* [ROWS]:
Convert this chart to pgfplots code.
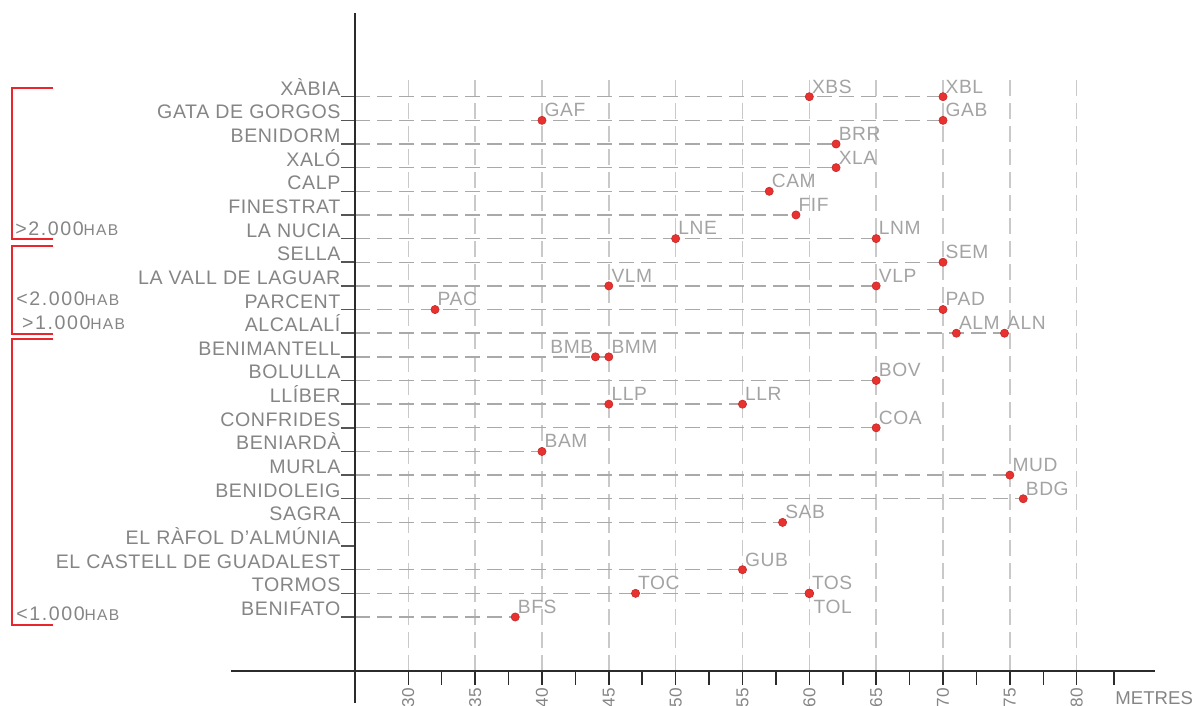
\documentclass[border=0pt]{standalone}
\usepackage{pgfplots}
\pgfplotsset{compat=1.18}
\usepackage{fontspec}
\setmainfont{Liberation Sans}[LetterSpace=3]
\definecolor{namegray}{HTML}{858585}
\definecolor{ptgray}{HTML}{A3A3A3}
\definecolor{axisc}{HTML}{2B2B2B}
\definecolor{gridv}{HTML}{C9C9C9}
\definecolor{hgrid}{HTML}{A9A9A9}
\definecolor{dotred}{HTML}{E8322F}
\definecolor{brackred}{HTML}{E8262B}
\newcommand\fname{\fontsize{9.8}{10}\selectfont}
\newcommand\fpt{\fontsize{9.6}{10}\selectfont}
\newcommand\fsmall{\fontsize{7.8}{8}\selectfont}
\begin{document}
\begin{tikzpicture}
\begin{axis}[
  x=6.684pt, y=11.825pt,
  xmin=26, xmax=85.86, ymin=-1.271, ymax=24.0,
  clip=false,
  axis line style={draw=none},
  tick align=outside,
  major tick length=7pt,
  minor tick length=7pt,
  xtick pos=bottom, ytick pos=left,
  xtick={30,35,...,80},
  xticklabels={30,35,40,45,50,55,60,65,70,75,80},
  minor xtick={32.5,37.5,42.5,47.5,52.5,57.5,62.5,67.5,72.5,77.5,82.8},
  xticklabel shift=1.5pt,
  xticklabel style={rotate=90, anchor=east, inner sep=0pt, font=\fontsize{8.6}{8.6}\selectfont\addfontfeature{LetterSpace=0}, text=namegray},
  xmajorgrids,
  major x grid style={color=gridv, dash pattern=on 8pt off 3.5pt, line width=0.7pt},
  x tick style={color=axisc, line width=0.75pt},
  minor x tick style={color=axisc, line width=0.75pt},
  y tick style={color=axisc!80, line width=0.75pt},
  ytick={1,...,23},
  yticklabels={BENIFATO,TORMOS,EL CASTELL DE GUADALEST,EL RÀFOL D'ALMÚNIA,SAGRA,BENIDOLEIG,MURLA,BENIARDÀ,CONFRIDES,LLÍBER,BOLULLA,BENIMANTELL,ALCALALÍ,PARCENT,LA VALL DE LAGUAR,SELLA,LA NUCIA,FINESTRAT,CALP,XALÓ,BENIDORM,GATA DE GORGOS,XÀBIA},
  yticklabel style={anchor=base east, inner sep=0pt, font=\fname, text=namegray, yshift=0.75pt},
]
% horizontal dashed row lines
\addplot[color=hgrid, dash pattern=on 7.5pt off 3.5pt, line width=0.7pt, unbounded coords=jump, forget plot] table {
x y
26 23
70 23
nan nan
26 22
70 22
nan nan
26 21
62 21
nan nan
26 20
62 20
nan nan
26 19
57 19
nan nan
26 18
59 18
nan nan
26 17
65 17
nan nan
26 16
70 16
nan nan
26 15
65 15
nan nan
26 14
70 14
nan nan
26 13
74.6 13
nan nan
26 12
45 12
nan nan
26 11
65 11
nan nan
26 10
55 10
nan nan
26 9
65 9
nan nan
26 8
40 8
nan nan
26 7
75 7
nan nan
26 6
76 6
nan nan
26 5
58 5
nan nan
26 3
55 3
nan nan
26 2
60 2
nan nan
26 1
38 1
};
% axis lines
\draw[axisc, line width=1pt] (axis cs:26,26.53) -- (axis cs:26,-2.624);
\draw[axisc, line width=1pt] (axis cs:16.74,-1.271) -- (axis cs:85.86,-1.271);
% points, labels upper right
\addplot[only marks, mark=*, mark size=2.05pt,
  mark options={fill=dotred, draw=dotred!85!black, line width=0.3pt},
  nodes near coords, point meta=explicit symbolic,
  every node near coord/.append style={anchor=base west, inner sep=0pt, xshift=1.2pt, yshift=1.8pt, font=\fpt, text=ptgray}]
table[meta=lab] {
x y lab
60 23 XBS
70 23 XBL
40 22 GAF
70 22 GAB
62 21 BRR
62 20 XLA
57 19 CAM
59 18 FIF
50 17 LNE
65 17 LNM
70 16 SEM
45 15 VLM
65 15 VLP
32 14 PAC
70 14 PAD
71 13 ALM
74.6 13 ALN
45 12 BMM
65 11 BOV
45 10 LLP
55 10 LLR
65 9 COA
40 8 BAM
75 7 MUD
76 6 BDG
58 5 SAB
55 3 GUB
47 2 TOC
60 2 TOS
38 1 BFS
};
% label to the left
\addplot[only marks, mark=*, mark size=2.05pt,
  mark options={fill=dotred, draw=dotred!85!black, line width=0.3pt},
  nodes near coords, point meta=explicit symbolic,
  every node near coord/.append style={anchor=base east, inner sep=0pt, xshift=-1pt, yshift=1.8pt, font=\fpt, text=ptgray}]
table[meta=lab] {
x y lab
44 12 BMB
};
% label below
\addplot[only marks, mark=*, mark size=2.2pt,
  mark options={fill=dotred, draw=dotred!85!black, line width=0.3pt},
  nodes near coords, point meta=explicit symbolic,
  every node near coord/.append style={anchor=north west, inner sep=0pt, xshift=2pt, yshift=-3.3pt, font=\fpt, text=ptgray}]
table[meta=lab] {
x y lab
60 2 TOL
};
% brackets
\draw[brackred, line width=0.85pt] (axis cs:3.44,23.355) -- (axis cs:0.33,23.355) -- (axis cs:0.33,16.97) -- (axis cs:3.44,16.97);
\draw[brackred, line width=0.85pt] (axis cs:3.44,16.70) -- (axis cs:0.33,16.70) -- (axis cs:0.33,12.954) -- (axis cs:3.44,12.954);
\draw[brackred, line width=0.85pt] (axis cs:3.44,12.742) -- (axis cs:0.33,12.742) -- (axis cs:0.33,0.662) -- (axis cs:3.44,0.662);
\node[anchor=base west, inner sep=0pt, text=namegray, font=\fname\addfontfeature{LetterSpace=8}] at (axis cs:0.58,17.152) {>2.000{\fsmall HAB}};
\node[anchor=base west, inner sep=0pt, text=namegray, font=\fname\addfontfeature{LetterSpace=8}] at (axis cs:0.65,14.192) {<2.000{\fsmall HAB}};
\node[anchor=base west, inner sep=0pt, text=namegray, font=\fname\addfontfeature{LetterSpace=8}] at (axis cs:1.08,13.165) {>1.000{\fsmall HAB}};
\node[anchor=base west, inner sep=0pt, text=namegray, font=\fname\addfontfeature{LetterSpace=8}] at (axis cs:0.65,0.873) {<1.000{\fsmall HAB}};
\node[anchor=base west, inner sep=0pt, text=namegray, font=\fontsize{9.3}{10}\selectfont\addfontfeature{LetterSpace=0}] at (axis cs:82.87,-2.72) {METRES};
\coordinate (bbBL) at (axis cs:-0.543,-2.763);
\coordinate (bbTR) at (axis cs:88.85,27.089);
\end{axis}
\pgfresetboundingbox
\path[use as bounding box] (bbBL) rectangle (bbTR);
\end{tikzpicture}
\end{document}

==

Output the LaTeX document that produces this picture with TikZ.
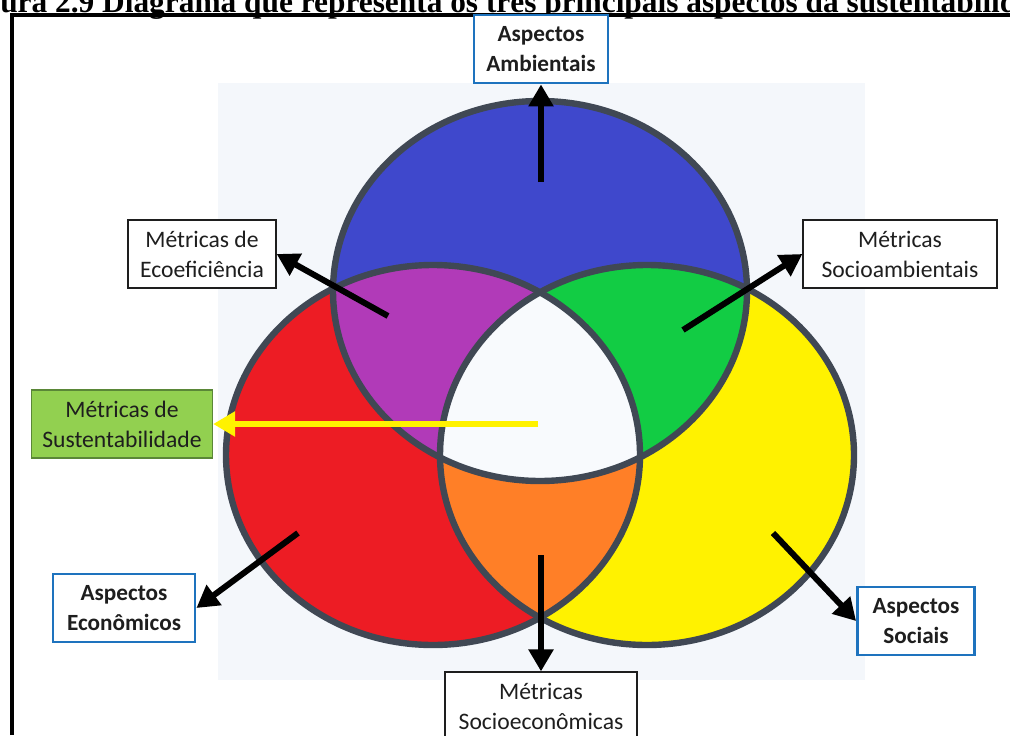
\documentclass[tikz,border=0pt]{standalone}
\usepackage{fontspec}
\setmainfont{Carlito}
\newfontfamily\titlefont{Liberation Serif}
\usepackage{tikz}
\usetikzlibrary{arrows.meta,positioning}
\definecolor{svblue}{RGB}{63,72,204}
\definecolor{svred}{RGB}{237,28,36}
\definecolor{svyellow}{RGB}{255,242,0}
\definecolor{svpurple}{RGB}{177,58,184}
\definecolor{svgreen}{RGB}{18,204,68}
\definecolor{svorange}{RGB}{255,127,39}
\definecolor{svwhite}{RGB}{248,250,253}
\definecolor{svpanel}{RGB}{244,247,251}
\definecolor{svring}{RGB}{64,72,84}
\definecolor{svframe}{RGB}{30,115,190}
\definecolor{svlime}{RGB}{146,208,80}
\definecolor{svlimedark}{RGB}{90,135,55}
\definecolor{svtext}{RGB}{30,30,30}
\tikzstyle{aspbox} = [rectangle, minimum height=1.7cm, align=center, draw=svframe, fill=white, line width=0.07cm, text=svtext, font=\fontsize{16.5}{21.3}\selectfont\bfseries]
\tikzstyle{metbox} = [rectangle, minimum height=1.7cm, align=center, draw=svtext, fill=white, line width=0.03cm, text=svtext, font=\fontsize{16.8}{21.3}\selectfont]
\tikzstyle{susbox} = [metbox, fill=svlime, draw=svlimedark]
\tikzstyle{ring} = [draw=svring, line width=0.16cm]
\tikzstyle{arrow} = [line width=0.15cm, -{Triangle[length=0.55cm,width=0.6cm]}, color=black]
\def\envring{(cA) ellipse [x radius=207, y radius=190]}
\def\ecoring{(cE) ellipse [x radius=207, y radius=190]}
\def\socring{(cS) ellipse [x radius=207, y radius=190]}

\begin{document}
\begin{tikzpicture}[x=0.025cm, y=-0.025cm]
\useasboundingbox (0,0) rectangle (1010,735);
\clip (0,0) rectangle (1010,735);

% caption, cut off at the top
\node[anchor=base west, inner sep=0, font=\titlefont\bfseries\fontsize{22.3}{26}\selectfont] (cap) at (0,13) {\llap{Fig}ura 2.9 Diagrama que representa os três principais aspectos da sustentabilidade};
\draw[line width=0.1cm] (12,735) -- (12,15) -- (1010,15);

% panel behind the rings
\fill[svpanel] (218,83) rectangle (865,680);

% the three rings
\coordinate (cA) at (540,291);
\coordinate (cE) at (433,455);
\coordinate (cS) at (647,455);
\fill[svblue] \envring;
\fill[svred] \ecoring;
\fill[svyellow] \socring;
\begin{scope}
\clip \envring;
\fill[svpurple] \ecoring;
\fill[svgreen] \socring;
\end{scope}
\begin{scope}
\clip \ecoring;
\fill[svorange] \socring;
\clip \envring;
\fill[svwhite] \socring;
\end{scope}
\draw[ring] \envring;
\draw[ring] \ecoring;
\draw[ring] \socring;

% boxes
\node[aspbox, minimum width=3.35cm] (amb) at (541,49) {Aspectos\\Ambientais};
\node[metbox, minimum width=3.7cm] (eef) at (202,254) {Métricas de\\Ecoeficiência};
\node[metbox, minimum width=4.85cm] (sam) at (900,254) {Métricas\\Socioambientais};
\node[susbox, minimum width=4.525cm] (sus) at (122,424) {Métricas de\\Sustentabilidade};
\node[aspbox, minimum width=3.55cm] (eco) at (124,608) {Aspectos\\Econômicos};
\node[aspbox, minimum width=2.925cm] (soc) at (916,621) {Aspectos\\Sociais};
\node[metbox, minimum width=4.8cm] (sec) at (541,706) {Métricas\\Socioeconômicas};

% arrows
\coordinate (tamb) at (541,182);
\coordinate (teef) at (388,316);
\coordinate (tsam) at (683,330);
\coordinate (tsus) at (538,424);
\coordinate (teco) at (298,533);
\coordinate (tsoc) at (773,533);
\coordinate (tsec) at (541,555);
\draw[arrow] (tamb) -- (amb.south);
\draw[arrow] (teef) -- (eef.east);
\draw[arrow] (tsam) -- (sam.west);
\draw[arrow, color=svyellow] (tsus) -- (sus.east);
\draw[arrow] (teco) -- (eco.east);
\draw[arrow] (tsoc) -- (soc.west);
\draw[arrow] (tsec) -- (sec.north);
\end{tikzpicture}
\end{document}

* * *

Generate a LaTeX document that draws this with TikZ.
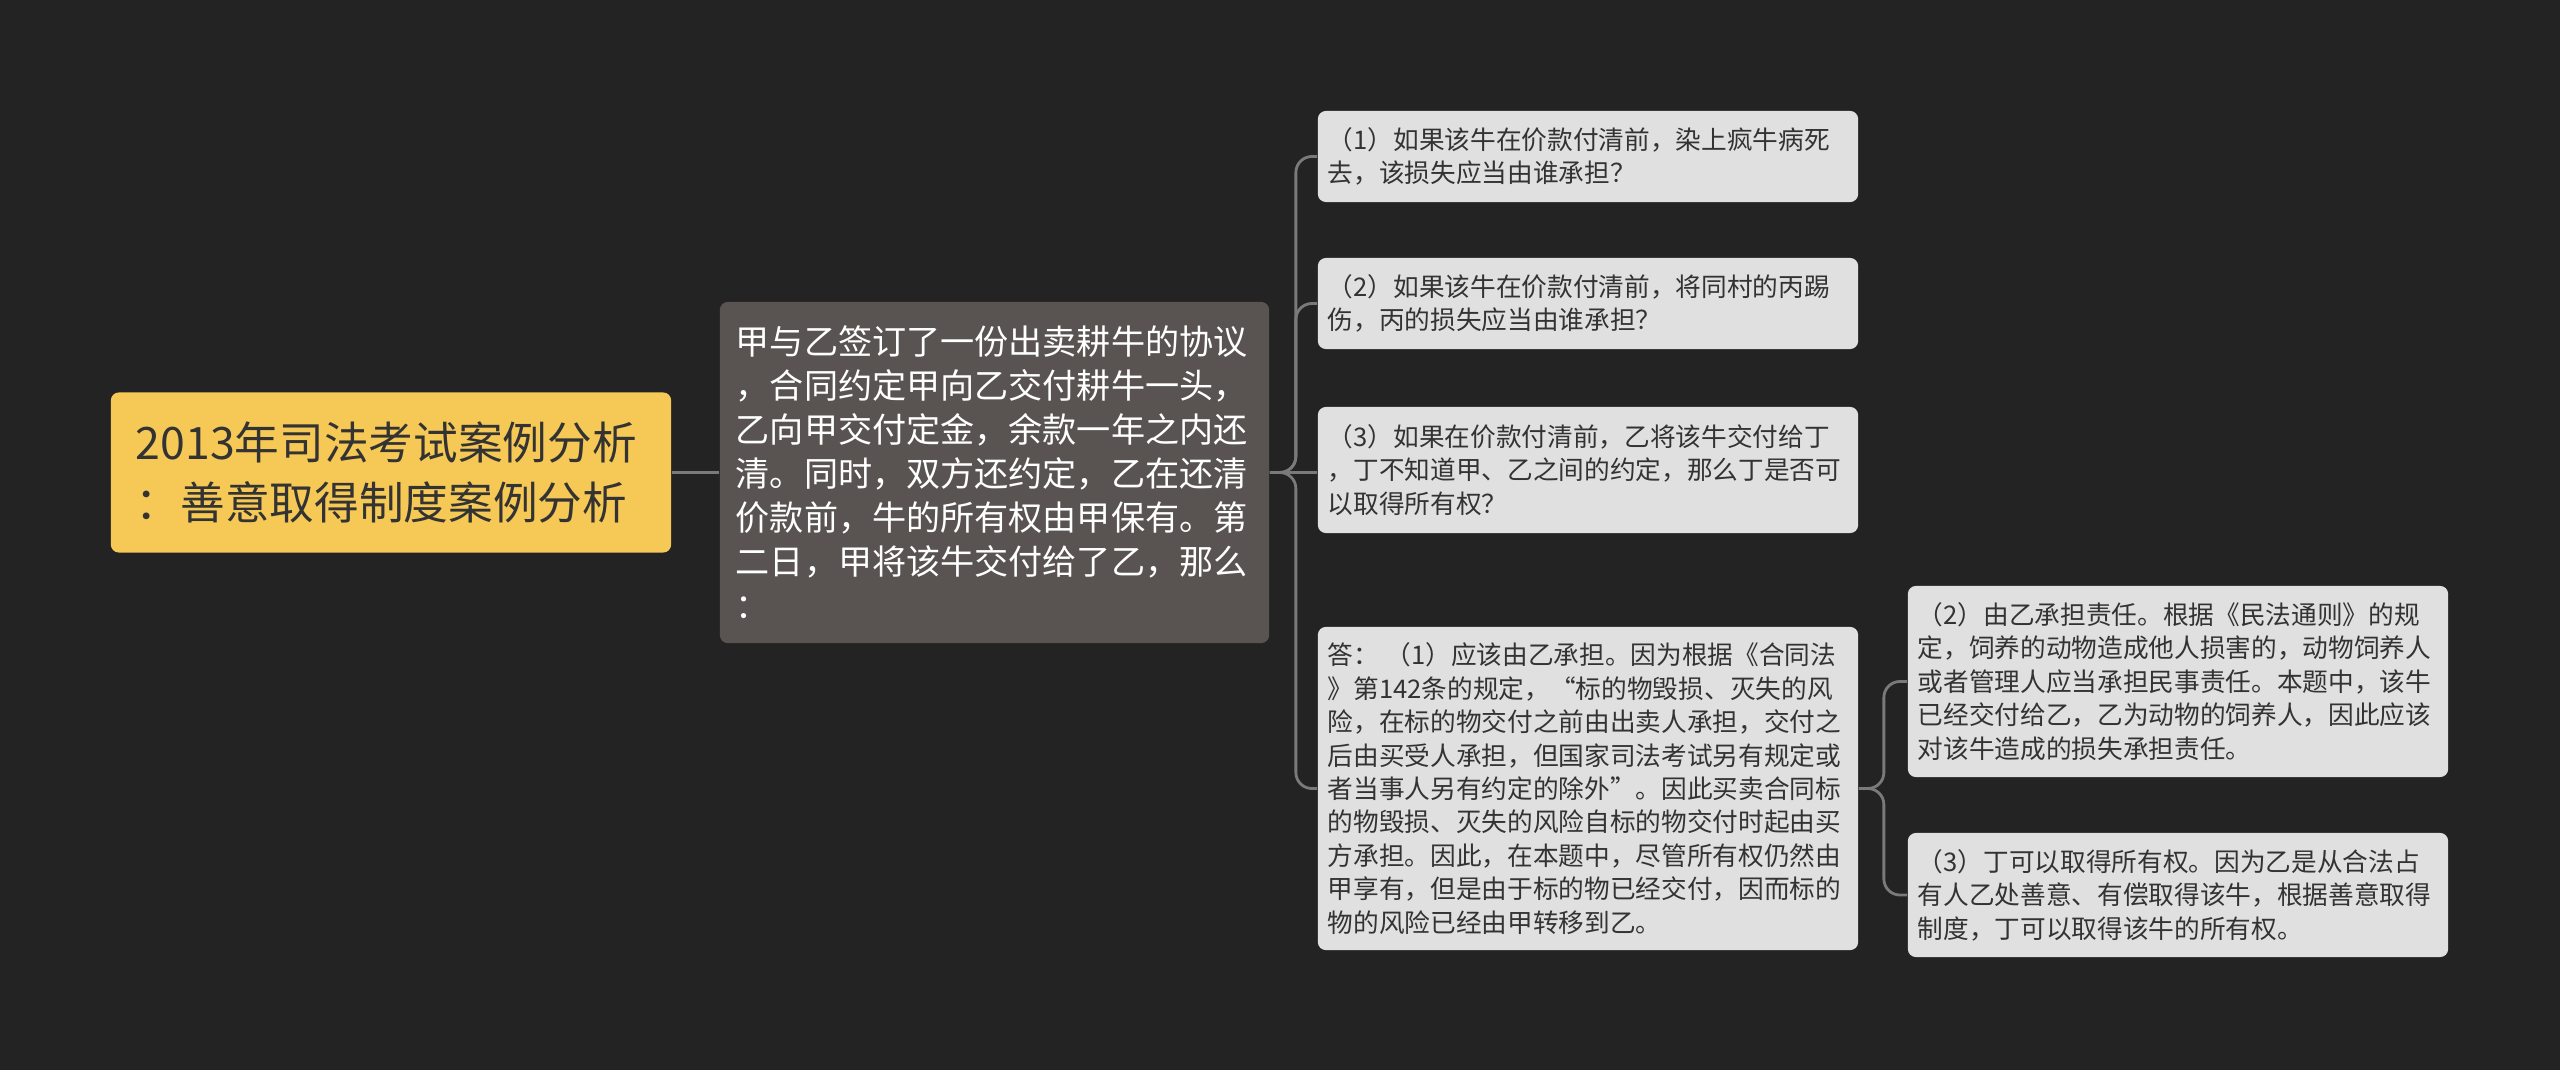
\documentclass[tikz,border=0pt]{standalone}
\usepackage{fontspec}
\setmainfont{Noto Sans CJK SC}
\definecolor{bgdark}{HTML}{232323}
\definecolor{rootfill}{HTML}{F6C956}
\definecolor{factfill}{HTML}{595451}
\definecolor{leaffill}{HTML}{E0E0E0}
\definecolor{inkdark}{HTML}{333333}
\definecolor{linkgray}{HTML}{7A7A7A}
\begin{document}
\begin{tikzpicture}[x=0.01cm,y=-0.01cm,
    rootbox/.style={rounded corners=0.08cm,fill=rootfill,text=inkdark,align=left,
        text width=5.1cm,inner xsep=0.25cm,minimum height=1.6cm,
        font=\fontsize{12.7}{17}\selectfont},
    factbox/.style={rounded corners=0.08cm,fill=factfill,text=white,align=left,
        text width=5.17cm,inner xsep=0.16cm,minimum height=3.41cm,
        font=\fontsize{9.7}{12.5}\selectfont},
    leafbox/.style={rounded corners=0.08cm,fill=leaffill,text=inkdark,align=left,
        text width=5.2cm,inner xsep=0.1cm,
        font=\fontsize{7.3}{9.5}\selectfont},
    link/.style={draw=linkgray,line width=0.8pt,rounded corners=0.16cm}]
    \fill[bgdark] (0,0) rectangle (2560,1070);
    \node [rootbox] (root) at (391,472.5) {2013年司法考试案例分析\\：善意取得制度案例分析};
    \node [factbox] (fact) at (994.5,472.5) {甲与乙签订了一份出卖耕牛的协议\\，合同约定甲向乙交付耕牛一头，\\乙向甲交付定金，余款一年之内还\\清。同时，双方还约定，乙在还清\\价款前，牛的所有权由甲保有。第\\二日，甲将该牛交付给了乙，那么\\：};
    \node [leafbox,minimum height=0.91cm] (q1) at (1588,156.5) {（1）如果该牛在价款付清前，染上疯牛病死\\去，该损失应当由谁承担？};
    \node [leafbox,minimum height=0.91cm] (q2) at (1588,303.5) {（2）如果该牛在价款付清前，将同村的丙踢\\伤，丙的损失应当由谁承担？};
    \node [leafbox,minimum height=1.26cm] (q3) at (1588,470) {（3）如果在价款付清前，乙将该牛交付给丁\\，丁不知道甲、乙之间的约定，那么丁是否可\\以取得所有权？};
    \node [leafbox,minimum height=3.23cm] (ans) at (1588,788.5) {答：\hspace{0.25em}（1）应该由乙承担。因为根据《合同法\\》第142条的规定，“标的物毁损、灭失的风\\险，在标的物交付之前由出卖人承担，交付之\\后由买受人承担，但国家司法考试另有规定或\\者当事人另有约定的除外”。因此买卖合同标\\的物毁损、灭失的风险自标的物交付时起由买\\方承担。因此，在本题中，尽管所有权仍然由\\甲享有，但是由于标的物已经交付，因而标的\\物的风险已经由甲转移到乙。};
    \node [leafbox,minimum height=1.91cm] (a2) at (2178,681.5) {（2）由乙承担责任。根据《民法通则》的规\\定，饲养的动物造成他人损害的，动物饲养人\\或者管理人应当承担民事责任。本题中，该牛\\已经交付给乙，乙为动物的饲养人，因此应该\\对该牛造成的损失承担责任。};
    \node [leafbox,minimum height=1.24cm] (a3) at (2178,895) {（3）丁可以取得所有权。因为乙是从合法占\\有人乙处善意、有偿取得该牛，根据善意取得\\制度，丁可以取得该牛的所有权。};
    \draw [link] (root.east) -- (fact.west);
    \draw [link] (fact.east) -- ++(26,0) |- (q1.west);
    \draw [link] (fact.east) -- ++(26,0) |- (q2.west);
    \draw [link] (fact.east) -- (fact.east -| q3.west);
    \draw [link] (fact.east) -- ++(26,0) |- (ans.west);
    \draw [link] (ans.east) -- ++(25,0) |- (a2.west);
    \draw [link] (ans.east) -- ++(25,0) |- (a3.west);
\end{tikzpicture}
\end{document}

* [EXERCISE REQUIREMENTS]: Gather, from the listing above, every line carrying the word "with".

* [SOLUTION TO THIS EXERCISE]:
Output the LaTeX document that produces this picture with TikZ.
Generate a LaTeX document that draws this with TikZ.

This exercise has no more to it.